### Short task
Skip every picture and transcribe the remaining material exactly.

### Information shown
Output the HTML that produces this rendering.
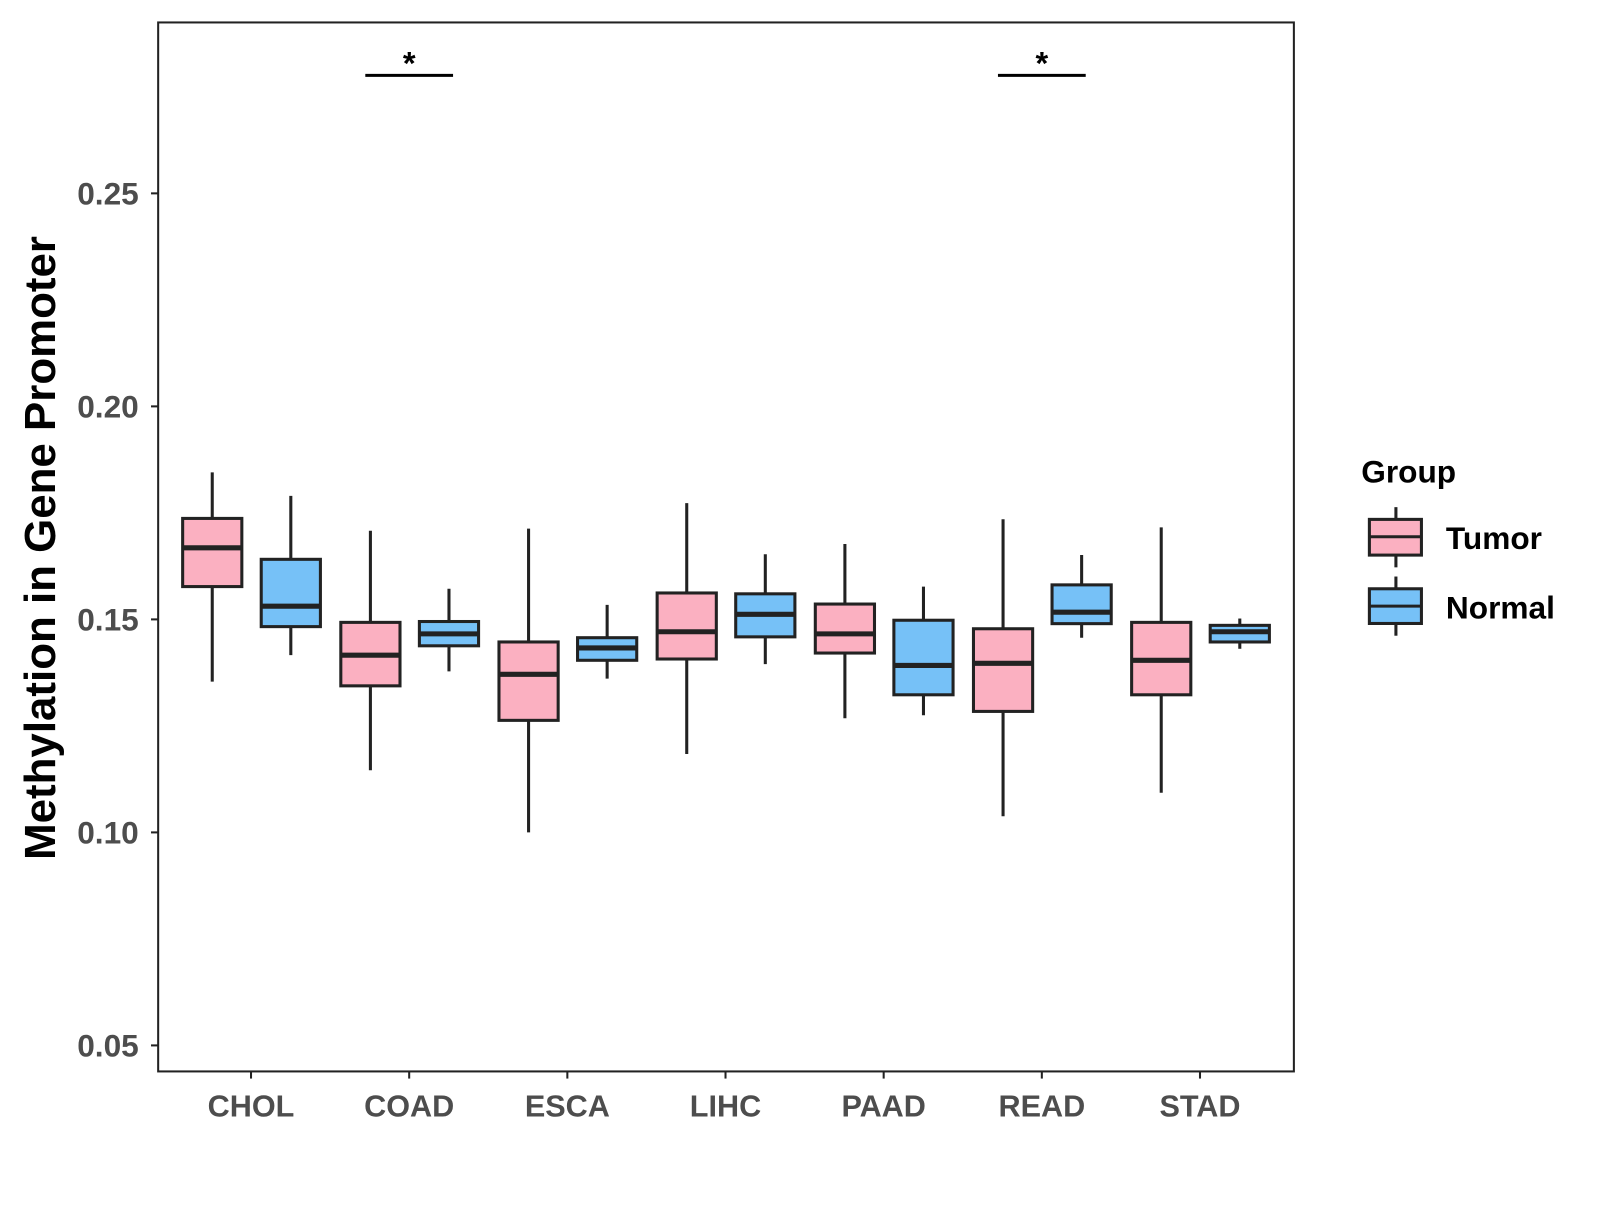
<!DOCTYPE html>
<html><head><meta charset="utf-8"><style>
body{margin:0;background:#fff}
svg text{font-family:"Liberation Sans",Arial,sans-serif;font-weight:bold}
</style></head><body>
<svg id="chart" width="1600" height="1200" viewBox="0 0 1568 1176" xmlns="http://www.w3.org/2000/svg">
<rect x="0" y="0" width="1568" height="1176" fill="#fff"/>
<g id="plot"></g>
<rect x="155" y="22" width="1113" height="1028" fill="none" stroke="#222" stroke-width="2"/>
<text transform="translate(54,537) rotate(-90)" text-anchor="middle" font-size="43" fill="#000">Methylation in Gene Promoter</text>
<g>
<text x="1334" y="473" font-size="31" fill="#000">Group</text>
<g>
<line x1="1368" y1="497" x2="1368" y2="556" stroke="#222" stroke-width="3"/>
<rect x="1342" y="509" width="51" height="35" fill="#fbb0c1" stroke="#222" stroke-width="3"/>
<line x1="1342" y1="526" x2="1393" y2="526" stroke="#222" stroke-width="3"/>
<text x="1417" y="538" font-size="31" fill="#000">Tumor</text></g>
<g>
<line x1="1368" y1="565" x2="1368" y2="623" stroke="#222" stroke-width="3"/>
<rect x="1342" y="577" width="51" height="34" fill="#76c1f7" stroke="#222" stroke-width="3"/>
<line x1="1342" y1="594" x2="1393" y2="594" stroke="#222" stroke-width="3"/>
<text x="1417" y="606" font-size="31" fill="#000">Normal</text></g>
</g>
</svg>
<script>
const categories=["CHOL","COAD","ESCA","LIHC","PAAD","READ","STAD"];
// [whiskerLow, Q1, median, Q3, whiskerHigh]
const tumorStats=[[0.1354,0.1577,0.1668,0.1737,0.1845],[0.1146,0.1344,0.1416,0.1493,0.1708],[0.100,0.1263,0.1371,0.1447,0.1713],[0.1184,0.1407,0.1471,0.1562,0.1773],[0.1268,0.1421,0.1466,0.1536,0.1677],[0.1038,0.1284,0.1397,0.1478,0.1735],[0.1093,0.1323,0.1404,0.1493,0.1716]];
const normalStats=[[0.1416,0.1483,0.1531,0.1641,0.179],[0.1378,0.1438,0.1466,0.1495,0.1572],[0.1361,0.1404,0.1433,0.1457,0.1534],[0.1395,0.1459,0.1512,0.156,0.1653],[0.1275,0.1323,0.1392,0.1498,0.1577],[0.1457,0.149,0.1517,0.1581,0.1651],[0.1431,0.1447,0.1471,0.1486,0.1502]];
const yTicks=[0.05,0.10,0.15,0.20,0.25];
const yTickLabels=["0.05","0.10","0.15","0.20","0.25"];
const significant=["COAD","READ"];
const sigValue=0.2777;

const NS="http://www.w3.org/2000/svg";
const g=document.getElementById('plot');
function y(v){return 607+(0.15-v)*(208.75/0.05);}
function x(i){return 246+i*155;}
function el(t,a,p){const e=document.createElementNS(NS,t);for(const k in a)e.setAttribute(k,a[k]);(p||g).appendChild(e);return e;}

yTicks.forEach((v,i)=>{
  const t=el('line',{x1:148,x2:155,y1:y(v),y2:y(v),stroke:'#222','stroke-width':2});
  
  
  const l=el('text',{x:136,y:y(v)+11,'text-anchor':'end','font-size':31,fill:'#4d4d4d'});
  l.textContent=yTickLabels[i];
  
  
});
categories.forEach((c,i)=>{
  const t=el('line',{x1:x(i),x2:x(i),y1:1050,y2:1057,stroke:'#222','stroke-width':2});
  
  
  const l=el('text',{x:x(i),y:1094,'text-anchor':'middle','font-size':30,fill:'#4d4d4d'});
  l.textContent=c;
  
  
});
function box(s,cx,fill,name){
  const grp=el('g',{});
  
  
  const w=58;
  el('line',{x1:cx,x2:cx,y1:y(s[4]),y2:y(s[0]),stroke:'#222','stroke-width':3},grp);
  el('rect',{x:cx-w/2,y:y(s[3]),width:w,height:y(s[1])-y(s[3]),fill:fill,stroke:'#222','stroke-width':3},grp);
  el('line',{x1:cx-w/2,x2:cx+w/2,y1:y(s[2]),y2:y(s[2]),stroke:'#222','stroke-width':5},grp);
}
categories.forEach((c,i)=>{
  box(tumorStats[i],x(i)-38,'#fbb0c1','box-tumor-'+c.toLowerCase());
  box(normalStats[i],x(i)+39,'#76c1f7','box-normal-'+c.toLowerCase());
});
significant.forEach(c=>{
  const i=categories.indexOf(c);
  const b=el('line',{x1:x(i)-43,x2:x(i)+43,y1:y(sigValue),y2:y(sigValue),stroke:'#000','stroke-width':3});
  
  
  const s=el('text',{x:x(i),y:y(sigValue)-1,'text-anchor':'middle','font-size':32,fill:'#000'});
  s.textContent='*';
  
  
});
</script>
</body></html>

### Answer to this problem
Output the HTML that produces this rendering.
<!DOCTYPE html>
<html><head><meta charset="utf-8"><style>
body{margin:0;background:#fff}
svg text{font-family:"Liberation Sans",Arial,sans-serif;font-weight:bold}
</style></head><body>
<svg id="chart" width="1600" height="1200" viewBox="0 0 1568 1176" xmlns="http://www.w3.org/2000/svg">
<rect x="0" y="0" width="1568" height="1176" fill="#fff"/>
<g id="plot"></g>
<rect x="155" y="22" width="1113" height="1028" fill="none" stroke="#222" stroke-width="2"/>
<text transform="translate(54,537) rotate(-90)" text-anchor="middle" font-size="43" fill="#000">Methylation in Gene Promoter</text>
<g>
<text x="1334" y="473" font-size="31" fill="#000">Group</text>
<g>
<line x1="1368" y1="497" x2="1368" y2="556" stroke="#222" stroke-width="3"/>
<rect x="1342" y="509" width="51" height="35" fill="#fbb0c1" stroke="#222" stroke-width="3"/>
<line x1="1342" y1="526" x2="1393" y2="526" stroke="#222" stroke-width="3"/>
<text x="1417" y="538" font-size="31" fill="#000">Tumor</text></g>
<g>
<line x1="1368" y1="565" x2="1368" y2="623" stroke="#222" stroke-width="3"/>
<rect x="1342" y="577" width="51" height="34" fill="#76c1f7" stroke="#222" stroke-width="3"/>
<line x1="1342" y1="594" x2="1393" y2="594" stroke="#222" stroke-width="3"/>
<text x="1417" y="606" font-size="31" fill="#000">Normal</text></g>
</g>
</svg>
<script>
const categories=["CHOL","COAD","ESCA","LIHC","PAAD","READ","STAD"];
// [whiskerLow, Q1, median, Q3, whiskerHigh]
const tumorStats=[[0.1354,0.1577,0.1668,0.1737,0.1845],[0.1146,0.1344,0.1416,0.1493,0.1708],[0.100,0.1263,0.1371,0.1447,0.1713],[0.1184,0.1407,0.1471,0.1562,0.1773],[0.1268,0.1421,0.1466,0.1536,0.1677],[0.1038,0.1284,0.1397,0.1478,0.1735],[0.1093,0.1323,0.1404,0.1493,0.1716]];
const normalStats=[[0.1416,0.1483,0.1531,0.1641,0.179],[0.1378,0.1438,0.1466,0.1495,0.1572],[0.1361,0.1404,0.1433,0.1457,0.1534],[0.1395,0.1459,0.1512,0.156,0.1653],[0.1275,0.1323,0.1392,0.1498,0.1577],[0.1457,0.149,0.1517,0.1581,0.1651],[0.1431,0.1447,0.1471,0.1486,0.1502]];
const yTicks=[0.05,0.10,0.15,0.20,0.25];
const yTickLabels=["0.05","0.10","0.15","0.20","0.25"];
const significant=["COAD","READ"];
const sigValue=0.2777;

const NS="http://www.w3.org/2000/svg";
const g=document.getElementById('plot');
function y(v){return 607+(0.15-v)*(208.75/0.05);}
function x(i){return 246+i*155;}
function el(t,a,p){const e=document.createElementNS(NS,t);for(const k in a)e.setAttribute(k,a[k]);(p||g).appendChild(e);return e;}

yTicks.forEach((v,i)=>{
  const t=el('line',{x1:148,x2:155,y1:y(v),y2:y(v),stroke:'#222','stroke-width':2});
  
  
  const l=el('text',{x:136,y:y(v)+11,'text-anchor':'end','font-size':31,fill:'#4d4d4d'});
  l.textContent=yTickLabels[i];
  
  
});
categories.forEach((c,i)=>{
  const t=el('line',{x1:x(i),x2:x(i),y1:1050,y2:1057,stroke:'#222','stroke-width':2});
  
  
  const l=el('text',{x:x(i),y:1094,'text-anchor':'middle','font-size':30,fill:'#4d4d4d'});
  l.textContent=c;
  
  
});
function box(s,cx,fill,name){
  const grp=el('g',{});
  
  
  const w=58;
  el('line',{x1:cx,x2:cx,y1:y(s[4]),y2:y(s[0]),stroke:'#222','stroke-width':3},grp);
  el('rect',{x:cx-w/2,y:y(s[3]),width:w,height:y(s[1])-y(s[3]),fill:fill,stroke:'#222','stroke-width':3},grp);
  el('line',{x1:cx-w/2,x2:cx+w/2,y1:y(s[2]),y2:y(s[2]),stroke:'#222','stroke-width':5},grp);
}
categories.forEach((c,i)=>{
  box(tumorStats[i],x(i)-38,'#fbb0c1','box-tumor-'+c.toLowerCase());
  box(normalStats[i],x(i)+39,'#76c1f7','box-normal-'+c.toLowerCase());
});
significant.forEach(c=>{
  const i=categories.indexOf(c);
  const b=el('line',{x1:x(i)-43,x2:x(i)+43,y1:y(sigValue),y2:y(sigValue),stroke:'#000','stroke-width':3});
  
  
  const s=el('text',{x:x(i),y:y(sigValue)-1,'text-anchor':'middle','font-size':32,fill:'#000'});
  s.textContent='*';
  
  
});
</script>
</body></html>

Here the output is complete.